There's a case to be made that the downfall of western civilization is currently being documented, and that documentation is reality television.
One thousand years from now, it wouldn't be all that shocking if a professor teaching a Late American History class pops in a few tapes of "Honey Boo Boo," "Real Housewives" and "Jersey Shore," as evidence of where it all started to go wrong. But an even worse offender than that trio of depravity, one that actually may symbolize the sad state of our craven culture more succinctly and directly, is Food Network's former title "Man vs. Food."
For the uninitiated, the show followed Adam Richman as he traveled the country in search of the latest "food challenge" to put his body through. For instance, season three's premiere found Richman heading to San Diego's Broken Yolk Cafe to eat their "12-egg omelet filled with sautéed onions, mushrooms, and shredded American cheese, and topped with chili and more shredded cheese... 1½ pounds of hash browns and two large buttermilk biscuits." In order to "win" the challenge, Richman needed to finish that meal -- something that could easily feed an entire village -- in under one hour. He did it.
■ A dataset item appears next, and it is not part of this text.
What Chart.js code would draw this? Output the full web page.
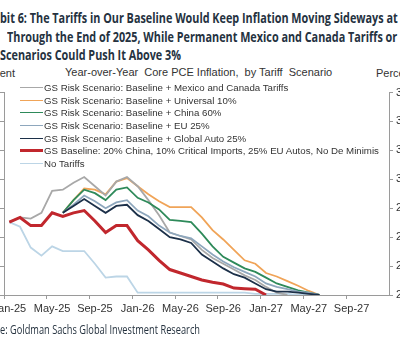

On January 27th of 2012, Richman retired from the show, ending the run of the series. (While he didn't explicitly give a reason why, the smart money's on him getting a letter of concern from his cardiologist.) But the damage was already done. While food challenges and competitive eating contests have been lingering in the margins of society for awhile now, the show normalized that kind of activity to the point where there are more than ever. The message from the show to restaurateurs was simple: Give customers an unhealthy and unnatural amount of food, publicity will follow.
And it has. In a culture that promotes "huge" over "healthy," news coverage of eateries that participate in these food challenges is rampant. And because of this, I tend to keep this space free and clear of mention of food challenges. But there's one that's taking place in Japan that, for once, actually is promoting something positive in the AYCE realm.
The challenge comes courtesy of a restaurant in Sapporo, Japan, which makes their customers sign an agreement before attempting to eat their "tsukko meshi" dish (a bowl of rice piled high with as much salmon roe as you want). The catch, though, isn't that customers sign a waiver clearing the restaurant from heart attacks, or that they can use their face on a mug, or some nonsense like that. The agreement is that if the customer fails to finish the meal, they have to pay a fine:
According to the explanation in the menu, the working conditions for fishermen are harsh and so dangerous that it's not unknown for lives to be lost. To show our gratitude and appreciation for the food they provide, it is forbidden to leave even one grain of rice in your bowl. Customers who do not finish their tsukko meshi must give a donation.
This is a brilliant act, but perhaps not for the reason you expect.
If you'd ever eaten at a buffet, where plates and plates of uneaten food are piled into trash cans, there's certainly a desire to see those overzealous gluttons be punished, especially when half of the world's food being trashed. But that's not the big thing going on here.
Instead, the brilliance of the challenge is where the fine is going to: A fund to assist the fisherman making the meal possible. This is an act by the restaurant owner to force his customers into knowing where their food is coming from. That it's coming from real people putting their lives in real danger. In fact, the owner even goes beyond the challenge, making his staff train on a fishing boat before coming to work at his place. That way, they're more able to inform customer about the food's origin.
This, then, is the big take-away lesson from this food challenge. It's important not because it's a case where customers are actually getting fined for not finishing their meal. It's important because it's actually an effective attempt to educate customers about where their food is coming from. And that kind of knowledge is much more valuable than a T-shirt that reads, "I ate the whole thing!"